▶ _Goal_
Retype the opening lines of the listing below, ending with the line that contains "0.23, 0.19, 0.09];", and leave out any pictures.

▶ _Recorded information_
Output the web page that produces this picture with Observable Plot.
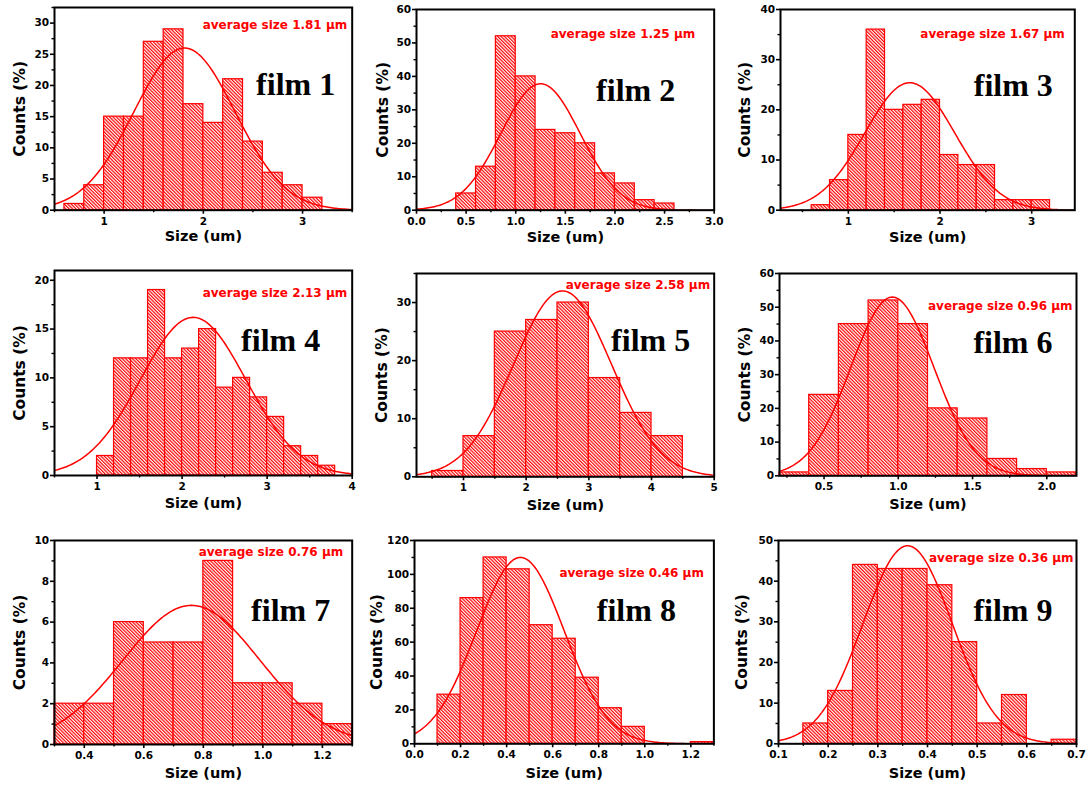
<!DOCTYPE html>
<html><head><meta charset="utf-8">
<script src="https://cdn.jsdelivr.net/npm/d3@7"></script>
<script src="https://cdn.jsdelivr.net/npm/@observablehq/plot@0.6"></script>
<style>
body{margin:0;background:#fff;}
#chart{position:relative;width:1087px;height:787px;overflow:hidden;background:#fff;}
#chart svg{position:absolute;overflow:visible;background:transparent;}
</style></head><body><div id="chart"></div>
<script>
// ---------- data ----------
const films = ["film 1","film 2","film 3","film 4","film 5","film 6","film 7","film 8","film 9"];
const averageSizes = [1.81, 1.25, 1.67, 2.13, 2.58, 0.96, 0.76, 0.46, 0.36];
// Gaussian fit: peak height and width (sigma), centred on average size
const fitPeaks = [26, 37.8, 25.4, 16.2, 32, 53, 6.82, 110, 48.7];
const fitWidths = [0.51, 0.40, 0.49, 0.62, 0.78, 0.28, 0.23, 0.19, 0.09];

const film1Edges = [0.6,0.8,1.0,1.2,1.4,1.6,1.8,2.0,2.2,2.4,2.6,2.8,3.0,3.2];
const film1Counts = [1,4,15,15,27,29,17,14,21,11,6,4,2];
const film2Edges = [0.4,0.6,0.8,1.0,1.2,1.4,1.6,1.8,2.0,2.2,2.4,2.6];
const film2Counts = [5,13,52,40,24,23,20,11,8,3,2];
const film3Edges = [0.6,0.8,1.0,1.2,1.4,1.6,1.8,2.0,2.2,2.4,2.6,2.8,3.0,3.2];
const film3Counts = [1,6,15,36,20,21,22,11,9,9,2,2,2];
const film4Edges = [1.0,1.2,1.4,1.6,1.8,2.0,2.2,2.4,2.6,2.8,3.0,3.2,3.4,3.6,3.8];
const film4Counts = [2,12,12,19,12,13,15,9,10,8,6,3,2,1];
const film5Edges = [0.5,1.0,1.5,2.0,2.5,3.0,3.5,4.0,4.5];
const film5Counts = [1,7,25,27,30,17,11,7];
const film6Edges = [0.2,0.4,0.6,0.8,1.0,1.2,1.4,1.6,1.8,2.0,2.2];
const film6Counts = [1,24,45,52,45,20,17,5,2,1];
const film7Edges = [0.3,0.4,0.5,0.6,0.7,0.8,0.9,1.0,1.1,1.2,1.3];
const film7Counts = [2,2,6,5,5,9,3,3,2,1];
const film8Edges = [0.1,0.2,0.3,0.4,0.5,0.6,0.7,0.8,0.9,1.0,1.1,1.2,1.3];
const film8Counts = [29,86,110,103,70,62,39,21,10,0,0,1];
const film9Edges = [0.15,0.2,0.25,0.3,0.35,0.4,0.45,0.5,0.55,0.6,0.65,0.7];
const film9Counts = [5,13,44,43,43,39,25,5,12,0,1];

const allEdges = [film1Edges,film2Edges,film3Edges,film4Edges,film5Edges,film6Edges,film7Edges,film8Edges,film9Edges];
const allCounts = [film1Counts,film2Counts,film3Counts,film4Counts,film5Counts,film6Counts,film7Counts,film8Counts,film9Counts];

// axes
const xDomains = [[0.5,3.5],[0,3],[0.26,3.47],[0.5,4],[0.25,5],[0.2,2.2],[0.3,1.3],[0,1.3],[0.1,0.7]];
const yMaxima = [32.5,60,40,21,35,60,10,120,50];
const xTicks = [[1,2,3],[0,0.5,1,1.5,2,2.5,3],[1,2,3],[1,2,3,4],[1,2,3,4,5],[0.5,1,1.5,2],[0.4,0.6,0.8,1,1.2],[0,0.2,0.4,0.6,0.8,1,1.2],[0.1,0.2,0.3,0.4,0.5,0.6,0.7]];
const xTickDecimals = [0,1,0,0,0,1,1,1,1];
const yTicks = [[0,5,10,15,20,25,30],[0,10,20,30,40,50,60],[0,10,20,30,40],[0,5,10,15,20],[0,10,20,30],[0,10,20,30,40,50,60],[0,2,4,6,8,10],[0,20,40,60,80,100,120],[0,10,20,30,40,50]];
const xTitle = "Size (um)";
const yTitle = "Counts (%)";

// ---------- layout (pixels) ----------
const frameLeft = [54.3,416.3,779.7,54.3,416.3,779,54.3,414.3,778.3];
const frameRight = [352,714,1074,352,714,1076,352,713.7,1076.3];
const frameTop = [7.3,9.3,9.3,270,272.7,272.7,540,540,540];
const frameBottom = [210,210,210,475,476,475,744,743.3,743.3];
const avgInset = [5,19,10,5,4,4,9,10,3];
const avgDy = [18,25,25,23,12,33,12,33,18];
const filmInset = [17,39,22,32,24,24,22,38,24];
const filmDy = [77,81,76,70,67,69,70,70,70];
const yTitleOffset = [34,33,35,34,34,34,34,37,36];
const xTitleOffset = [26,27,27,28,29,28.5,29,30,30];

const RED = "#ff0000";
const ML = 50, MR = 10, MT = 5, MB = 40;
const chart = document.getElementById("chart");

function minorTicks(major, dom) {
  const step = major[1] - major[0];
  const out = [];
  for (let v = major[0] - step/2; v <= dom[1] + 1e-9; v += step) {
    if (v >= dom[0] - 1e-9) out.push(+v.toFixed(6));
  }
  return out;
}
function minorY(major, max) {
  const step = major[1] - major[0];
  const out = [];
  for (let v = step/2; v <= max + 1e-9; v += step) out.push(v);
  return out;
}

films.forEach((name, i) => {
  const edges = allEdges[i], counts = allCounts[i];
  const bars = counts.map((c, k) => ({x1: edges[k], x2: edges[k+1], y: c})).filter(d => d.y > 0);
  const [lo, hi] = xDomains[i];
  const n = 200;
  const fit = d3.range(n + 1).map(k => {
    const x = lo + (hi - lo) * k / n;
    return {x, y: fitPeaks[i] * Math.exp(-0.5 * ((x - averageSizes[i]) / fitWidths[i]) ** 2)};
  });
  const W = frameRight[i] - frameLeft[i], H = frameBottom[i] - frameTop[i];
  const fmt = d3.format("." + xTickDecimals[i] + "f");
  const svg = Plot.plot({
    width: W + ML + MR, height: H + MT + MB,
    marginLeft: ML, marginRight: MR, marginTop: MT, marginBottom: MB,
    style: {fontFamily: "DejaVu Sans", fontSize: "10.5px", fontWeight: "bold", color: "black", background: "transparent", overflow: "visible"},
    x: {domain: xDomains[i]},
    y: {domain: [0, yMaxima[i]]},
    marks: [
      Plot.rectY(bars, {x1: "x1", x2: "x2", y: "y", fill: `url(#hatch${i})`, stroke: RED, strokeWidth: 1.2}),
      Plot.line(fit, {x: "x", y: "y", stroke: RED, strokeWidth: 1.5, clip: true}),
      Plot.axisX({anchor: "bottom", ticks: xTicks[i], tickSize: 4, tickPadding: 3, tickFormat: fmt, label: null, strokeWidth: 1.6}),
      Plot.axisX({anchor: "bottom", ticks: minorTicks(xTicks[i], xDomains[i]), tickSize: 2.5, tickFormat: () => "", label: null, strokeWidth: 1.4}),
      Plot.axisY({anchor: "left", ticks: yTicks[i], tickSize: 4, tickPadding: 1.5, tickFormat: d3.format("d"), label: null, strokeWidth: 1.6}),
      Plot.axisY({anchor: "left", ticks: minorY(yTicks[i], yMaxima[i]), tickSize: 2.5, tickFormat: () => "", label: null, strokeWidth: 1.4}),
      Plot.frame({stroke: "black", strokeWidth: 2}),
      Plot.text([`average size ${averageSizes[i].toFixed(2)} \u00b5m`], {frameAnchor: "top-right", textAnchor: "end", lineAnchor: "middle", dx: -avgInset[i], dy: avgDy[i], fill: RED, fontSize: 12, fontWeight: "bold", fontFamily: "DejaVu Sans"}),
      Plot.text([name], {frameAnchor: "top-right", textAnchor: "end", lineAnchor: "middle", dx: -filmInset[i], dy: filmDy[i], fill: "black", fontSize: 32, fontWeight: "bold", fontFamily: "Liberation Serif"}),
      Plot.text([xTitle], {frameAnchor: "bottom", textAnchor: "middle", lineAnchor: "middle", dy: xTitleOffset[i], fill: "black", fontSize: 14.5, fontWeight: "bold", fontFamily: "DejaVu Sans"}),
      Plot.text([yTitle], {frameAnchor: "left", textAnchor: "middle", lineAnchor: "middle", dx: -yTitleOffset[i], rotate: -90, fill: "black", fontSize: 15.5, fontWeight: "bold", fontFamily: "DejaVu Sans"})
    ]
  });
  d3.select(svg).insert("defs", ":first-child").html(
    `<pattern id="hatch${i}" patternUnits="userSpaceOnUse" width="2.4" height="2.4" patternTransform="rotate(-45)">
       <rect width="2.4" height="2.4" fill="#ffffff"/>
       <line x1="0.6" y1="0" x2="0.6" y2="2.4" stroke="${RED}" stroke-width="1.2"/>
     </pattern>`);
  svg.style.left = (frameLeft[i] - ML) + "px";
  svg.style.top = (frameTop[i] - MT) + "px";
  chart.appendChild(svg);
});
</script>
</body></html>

▶ _The solution_
Output the web page that produces this picture with Observable Plot.
<!DOCTYPE html>
<html><head><meta charset="utf-8">
<script src="https://cdn.jsdelivr.net/npm/d3@7"></script>
<script src="https://cdn.jsdelivr.net/npm/@observablehq/plot@0.6"></script>
<style>
body{margin:0;background:#fff;}
#chart{position:relative;width:1087px;height:787px;overflow:hidden;background:#fff;}
#chart svg{position:absolute;overflow:visible;background:transparent;}
</style></head><body><div id="chart"></div>
<script>
// ---------- data ----------
const films = ["film 1","film 2","film 3","film 4","film 5","film 6","film 7","film 8","film 9"];
const averageSizes = [1.81, 1.25, 1.67, 2.13, 2.58, 0.96, 0.76, 0.46, 0.36];
// Gaussian fit: peak height and width (sigma), centred on average size
const fitPeaks = [26, 37.8, 25.4, 16.2, 32, 53, 6.82, 110, 48.7];
const fitWidths = [0.51, 0.40, 0.49, 0.62, 0.78, 0.28, 0.23, 0.19, 0.09];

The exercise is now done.